Wouldn’t you know it, I found a local business that advertises itself as a “PC scrapyard” and phoned them to confirm whether they have 3.5" floppy disk drives. They did (“we pre-test each one whether it works!”) I went to the place – it was, in fact, very scrapyard like. A store in a basement, with all kinds of PC parts from various eras in heaps on shelves, the proprietor himself not exactly a youngster anymore either. I had a chat with him how his inventory system still runs off of a floppy disk, so having a stash of replacement drives is absolutely essential for his business. Truly a shop frozen in time, that.

I returned home, connected the new drive to the Greaseweazle, and IT WORKED!. Finally, after 33 years, I had a copy of my software that is safe from entropy on floppy disks and I could run on an emulator!

On a sidenote, Greaseweazle needs the exact geometry of the disk on input if you use it in high level read mode (so not imaging the magnetic flux), and back in my youth I carelessly formatted my floppies as anything from 80 to 86 tracks, and from 9 to 11 sectors per track, so it was a bit tedious to figure out the format.
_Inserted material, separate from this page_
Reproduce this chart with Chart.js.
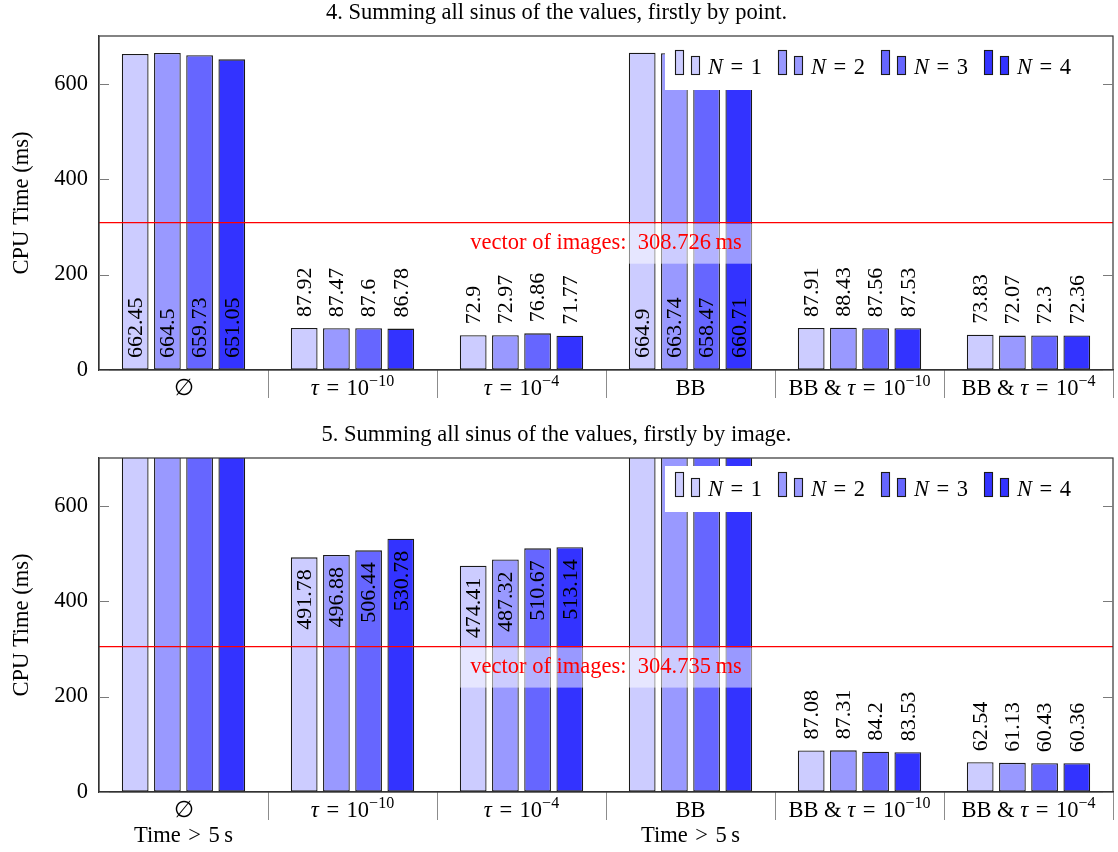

I eventually switched back to running ST-Recover and FloImg on the PC, as they read the declared geometry of the disk from its boot sector data. And because of the power supply for the floppy disk, I couldn’t eliminate the PC from the setup anyway.

Next steps

Now that I could extract the data from floppies, I could also use an excellent feature from the Hatari emulator where I can mount a directory on my Mac as a HDD for the emulated Atari, so I can super easily transfer data into the file system on my laptop.

I already created an archival source code repository for my Butterfly Fractal Generator source code on Github. I also spent about a day trying to embed a browser version of the Hatari emulator into the page with the generator preloaded so people can play around with it, but it kept Not Wanting To Work so I gave up on that. In lieu, there’s an Atari ST disk image that you can load into an emulator yourself, should you want to.

I have some other projects from the past that I plan to upload for posterity later, as time allows, but all-in-all it’s a great feeling that they have finally escaped the confines of the old floppy disks.